Chrominance Aware Progressive Rate-Distortion Optimization for Learned Image Compressio

We present an end-to-end learned image compression system trained under a unified rate-distortion objective, comprising a convolutional encoder, a U-Net-based entropy model, and a convolutional decoder operating in the YCbCr colourspace. The entropy model predicts per-symbol Gaussian distribution parameters over the quantized latent representation, providing a differentiable bitrate surrogate during training, while inferencetime compression is performed using zlib on the serialized latent.
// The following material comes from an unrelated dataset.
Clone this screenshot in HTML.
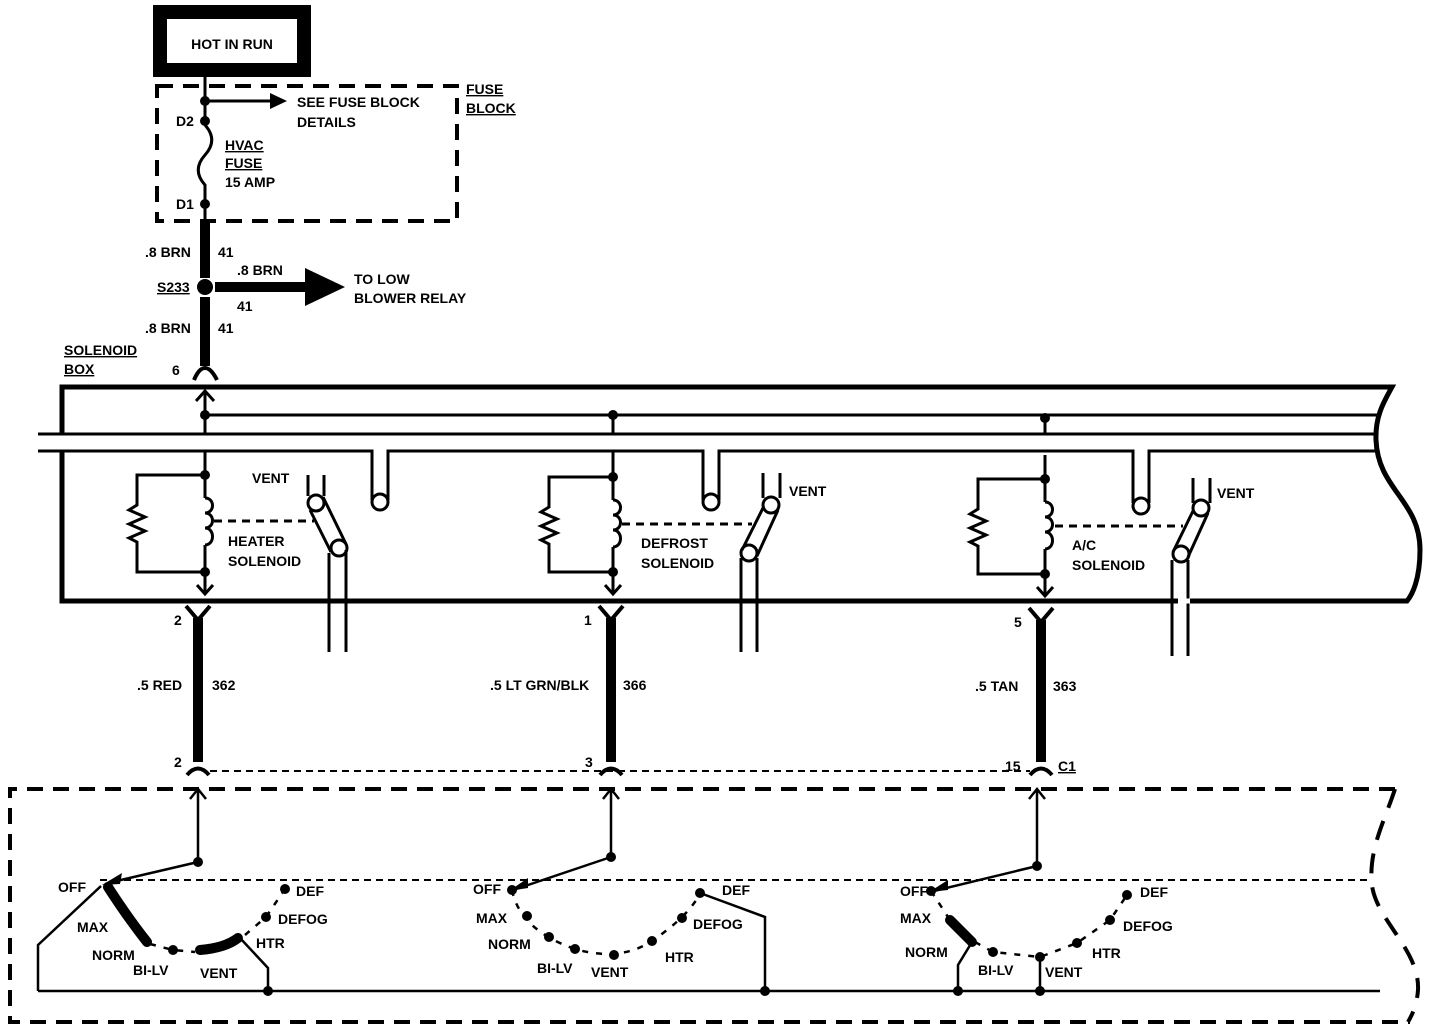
<!DOCTYPE html>
<html><head><meta charset="utf-8"><style>
html,body{margin:0;padding:0;background:#fff;width:1440px;height:1030px;overflow:hidden}
svg{display:block}
text{font-family:"Liberation Sans",sans-serif;font-weight:bold;font-size:14px;fill:#000}
</style></head><body>
<svg width="1440" height="1030" viewBox="0 0 1440 1030" xmlns="http://www.w3.org/2000/svg">
<g fill="none" stroke="#000" stroke-linecap="butt">
<rect x="160" y="12" width="144" height="58" stroke-width="14"/>
<rect x="157" y="86" width="300" height="135" stroke-width="4" stroke-dasharray="16,10"/>
<line x1="205" y1="77" x2="205" y2="125" stroke-width="3"/>
<path d="M205 125 C214 135,214 145,205 155 C196 165,196 175,205 185 L205 222" stroke-width="3"/>
<line x1="205" y1="101" x2="272" y2="101" stroke-width="3"/>
<line x1="205" y1="222" x2="205" y2="278" stroke-width="10"/>
<line x1="215" y1="287" x2="310" y2="287" stroke-width="10"/>
<line x1="205" y1="297" x2="205" y2="366" stroke-width="10"/>
<path d="M194 380 Q199 368 205 368 Q211 368 217 380" stroke-width="4"/>
<path d="M62 434 L62 387 L1392 387 C1385 400,1375 415,1376 440 C1378 490,1420 500,1420 550 C1420 580,1412 595,1407 601 L62 601 L62 451" stroke-width="5"/>
<line x1="205" y1="415" x2="1377" y2="415" stroke-width="3"/>
<line x1="38" y1="434" x2="1376" y2="434" stroke-width="3"/>
<path d="M38 451 L372 451 L372 500 M388 500 L388 451 L703 451 L703 500 M719 500 L719 451 L1133 451 L1133 503 M1149 503 L1149 451 L1377 451" stroke-width="3"/>
<circle cx="380" cy="502" r="8" stroke-width="3"/>
<circle cx="711" cy="502" r="8" stroke-width="3"/>
<circle cx="1141" cy="506" r="8" stroke-width="3"/>
<line x1="205" y1="391" x2="205" y2="434" stroke-width="3"/>
<path d="M196 401 L205 391 L214 401" stroke-width="3"/>
<line x1="613" y1="415" x2="613" y2="434" stroke-width="3"/>
<line x1="1045" y1="415" x2="1045" y2="434" stroke-width="3"/>

<g stroke-width="3">
<path d="M205 451 L205 498 M205 545 L205 594 M197 585 L205 594 L213 585"/>
<path d="M205 498 c10 0,10 15,0 15 c10 0,10 15,0 15 c10 0,10 17,0 17"/>
<path d="M205 475 L137 475 L137 505 L129 510 L145 517 L129 524 L145 531 L129 538 L137 542 L137 572 L205 572"/>
<line x1="214" y1="521" x2="314" y2="521" stroke-dasharray="8,6"/>
<path d="M308 475 L308 496 M324 475 L324 496"/>
<circle cx="316" cy="503" r="8"/><circle cx="339" cy="548" r="8"/>
<path d="M310 510 L331 552 M323 497 L346 544"/>
<path d="M329 553 L329 652 M346 550 L346 652"/>

<path d="M613 451 L613 500 M613 547 L613 594 M605 585 L613 594 L621 585"/>
<path d="M613 500 c10 0,10 15,0 15 c10 0,10 15,0 15 c10 0,10 17,0 17"/>
<path d="M613 477 L549 477 L549 507 L541 512 L557 519 L541 526 L557 533 L541 540 L549 544 L549 572 L613 572"/>
<line x1="622" y1="524" x2="752" y2="524" stroke-dasharray="8,6"/>
<path d="M763 473 L763 498 M780 473 L780 498"/>
<circle cx="771" cy="505" r="8"/><circle cx="749" cy="553" r="8"/>
<path d="M763 508 L742 550 M778 510 L757 556"/>
<path d="M741 558 L741 652 M757 558 L757 652"/>

<path d="M1045 455 L1045 502 M1045 549 L1045 596 M1037 587 L1045 596 L1053 587"/>
<path d="M1045 502 c10 0,10 15,0 15 c10 0,10 15,0 15 c10 0,10 17,0 17"/>
<path d="M1045 479 L978 479 L978 509 L970 514 L986 521 L970 528 L986 535 L970 542 L978 546 L978 574 L1045 574"/>
<line x1="1055" y1="526" x2="1183" y2="526" stroke-dasharray="8,6"/>
<path d="M1193 478 L1193 503 M1210 478 L1210 503"/>
<circle cx="1201" cy="508" r="8"/><circle cx="1181" cy="554" r="8"/>
<path d="M1193 511 L1173 552 M1208 513 L1188 557"/>
<path d="M1172 560 L1172 656 M1188 560 L1188 656"/>
</g>
<line x1="1178" y1="601" x2="1190" y2="601" stroke="#fff" stroke-width="5"/>

<g stroke-width="10">
<line x1="198" y1="618" x2="198" y2="762"/>
<line x1="611" y1="618" x2="611" y2="762"/>
<line x1="1041" y1="620" x2="1041" y2="762"/>
</g>
<g stroke-width="4">
<path d="M186 606 L198 620 L210 606"/>
<path d="M599 606 L611 620 L623 606"/>
<path d="M1029 608 L1041 622 L1053 608"/>
<path d="M187 775 Q198 762 209 775"/>
<path d="M600 775 Q611 762 622 775"/>
<path d="M1030 775 Q1041 762 1052 775"/>
</g>
<line x1="210" y1="771" x2="1030" y2="771" stroke-width="2" stroke-dasharray="7,5"/>

<path d="M1395 789 L10 789 L10 1022 L1410 1022" stroke-width="4" stroke-dasharray="16,10"/>
<path d="M1395 789 C1385 820,1368 850,1372 885 C1376 920,1420 950,1418 990 C1417 1005,1412 1015,1408 1022" stroke-width="4" stroke-dasharray="20,14"/>
<line x1="100" y1="880" x2="1370" y2="880" stroke-width="2" stroke-dasharray="7,5"/>

<g stroke-width="2.5">
<path d="M198 862 L198 790 M190 799 L198 789 L206 799"/>
<path d="M611 857 L611 790 M603 799 L611 789 L619 799"/>
<path d="M1037 866 L1037 790 M1029 799 L1037 789 L1045 799"/>
<path d="M198 862 L108 883"/>
<path d="M611 857 L516 889"/>
<path d="M1037 866 L934 891"/>
<path d="M38 991 L1380 991"/>
<path d="M38 991 L38 945 L101 886"/>
<path d="M240 938 L268 968 L268 991"/>
<path d="M700 893 L765 917 L765 991"/>
<path d="M972 942 L958 965 L958 991"/>
<path d="M1040 957 L1040 991"/>
</g>
<g stroke-width="2.5" stroke-dasharray="6,8">
<path d="M150 944 L173 950 L195 952"/>
<path d="M245 935 L266 917 L285 889"/>
<path d="M512 890 Q520 930 575 949 Q620 962 652 941 Q690 915 700 893"/>
<path d="M931 891 L948 917"/>
<path d="M975 942 L993 952 L1040 957 L1077 943 L1110 920 L1127 895"/>
</g>
<g stroke-width="10" stroke-linecap="round">
<path d="M108 887 Q128 918 147 942"/>
<path d="M200 950 Q225 948 238 938"/>
<path d="M950 920 L972 942"/>
</g>
</g>

<g fill="#000">
<polygon points="270,93 287,101 270,109"/>
<polygon points="305,268 345,287 305,306"/>
<polygon points="102,885 122,873 120,884"/>
<polygon points="509,891 528,878 528,888"/>
<polygon points="929,892 948,880 948,890"/>
<circle cx="205" cy="101" r="5"/><circle cx="205" cy="121" r="5"/><circle cx="205" cy="204" r="5"/>
<circle cx="205" cy="287" r="8"/>
<circle cx="205" cy="415" r="5"/><circle cx="613" cy="415" r="5"/><circle cx="1045" cy="418" r="5"/>
<circle cx="205" cy="475" r="5"/><circle cx="205" cy="572" r="5"/>
<circle cx="613" cy="477" r="5"/><circle cx="613" cy="572" r="5"/>
<circle cx="1045" cy="479" r="5"/><circle cx="1045" cy="574" r="5"/>
<circle cx="198" cy="862" r="5"/><circle cx="611" cy="857" r="5"/><circle cx="1037" cy="866" r="5"/>
<circle cx="173" cy="950" r="5"/><circle cx="266" cy="917" r="5"/><circle cx="285" cy="889" r="5"/>
<circle cx="268" cy="991" r="5"/>
<circle cx="512" cy="890" r="5"/><circle cx="527" cy="916" r="5"/><circle cx="549" cy="937" r="5"/><circle cx="575" cy="949" r="5"/><circle cx="614" cy="955" r="5"/><circle cx="652" cy="941" r="5"/><circle cx="682" cy="918" r="5"/><circle cx="700" cy="893" r="5"/><circle cx="765" cy="991" r="5"/>
<circle cx="931" cy="891" r="5"/><circle cx="993" cy="952" r="5"/><circle cx="1040" cy="957" r="5"/><circle cx="1077" cy="943" r="5"/><circle cx="1110" cy="920" r="5"/><circle cx="1127" cy="895" r="5"/>
<circle cx="958" cy="991" r="5"/><circle cx="1040" cy="991" r="5"/>
</g>

<text x="232" y="49" text-anchor="middle">HOT IN RUN</text>
<text x="466" y="94" text-decoration="underline">FUSE</text>
<text x="466" y="113" text-decoration="underline">BLOCK</text>
<text x="297" y="107">SEE FUSE BLOCK</text>
<text x="297" y="127">DETAILS</text>
<text x="176" y="126">D2</text>
<text x="176" y="209">D1</text>
<text x="225" y="150" text-decoration="underline">HVAC</text>
<text x="225" y="168" text-decoration="underline">FUSE</text>
<text x="225" y="187">15 AMP</text>
<text x="145" y="257">.8 BRN</text><text x="218" y="257">41</text>
<text x="157" y="292" text-decoration="underline">S233</text>
<text x="237" y="275">.8 BRN</text><text x="237" y="311">41</text>
<text x="354" y="284">TO LOW</text><text x="354" y="303">BLOWER RELAY</text>
<text x="145" y="333">.8 BRN</text><text x="218" y="333">41</text>
<text x="64" y="355" text-decoration="underline">SOLENOID</text>
<text x="64" y="374" text-decoration="underline">BOX</text>
<text x="172" y="375">6</text>
<text x="252" y="483">VENT</text>
<text x="228" y="546">HEATER</text><text x="228" y="566">SOLENOID</text>
<text x="789" y="496">VENT</text>
<text x="641" y="548">DEFROST</text><text x="641" y="568">SOLENOID</text>
<text x="1217" y="498">VENT</text>
<text x="1072" y="550">A/C</text><text x="1072" y="570">SOLENOID</text>
<text x="174" y="625">2</text><text x="584" y="625">1</text><text x="1014" y="627">5</text>
<text x="137" y="690">.5 RED</text><text x="212" y="690">362</text>
<text x="490" y="690">.5 LT GRN/BLK</text><text x="623" y="690">366</text>
<text x="975" y="691">.5 TAN</text><text x="1053" y="691">363</text>
<text x="174" y="767">2</text><text x="585" y="767">3</text><text x="1005" y="771">15</text>
<text x="1058" y="771" text-decoration="underline">C1</text>
<text x="58" y="892">OFF</text><text x="77" y="932">MAX</text><text x="92" y="960">NORM</text>
<text x="133" y="975">BI-LV</text><text x="200" y="978">VENT</text><text x="256" y="948">HTR</text>
<text x="278" y="924">DEFOG</text><text x="296" y="896">DEF</text>
<text x="473" y="894">OFF</text><text x="476" y="923">MAX</text><text x="488" y="949">NORM</text>
<text x="537" y="973">BI-LV</text><text x="591" y="977">VENT</text><text x="665" y="962">HTR</text>
<text x="693" y="929">DEFOG</text><text x="722" y="895">DEF</text>
<text x="900" y="896">OFF</text><text x="900" y="923">MAX</text><text x="905" y="957">NORM</text>
<text x="978" y="975">BI-LV</text><text x="1045" y="977">VENT</text><text x="1092" y="958">HTR</text>
<text x="1123" y="931">DEFOG</text><text x="1140" y="897">DEF</text>
</svg>
</body></html>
We introduce a progressive rate-distortion training strategy in which multiple model variants are obtained through iterative finetuning across successive stages, each adapting the rate-distortion balance without independent retraining. Additionally, we propose a chrominance-aware distortion curriculum that progressively reallocates channel weighting from luminance-dominant to balanced YCbCr emphasis, enabling stable structural reconstruction prior to enhanced colour fidelity. The proposed system achieves compression ratios of approximately 32×, 17×, and 3.2× relative to uncompressed PNG, with PSNR values of up to 32.78 dB on BSD100, while maintaining total encode-to-decode latency under 35 ms. Evaluation across BSD100, Set14, and Urban100 demonstrates consistent performance across diverse image content.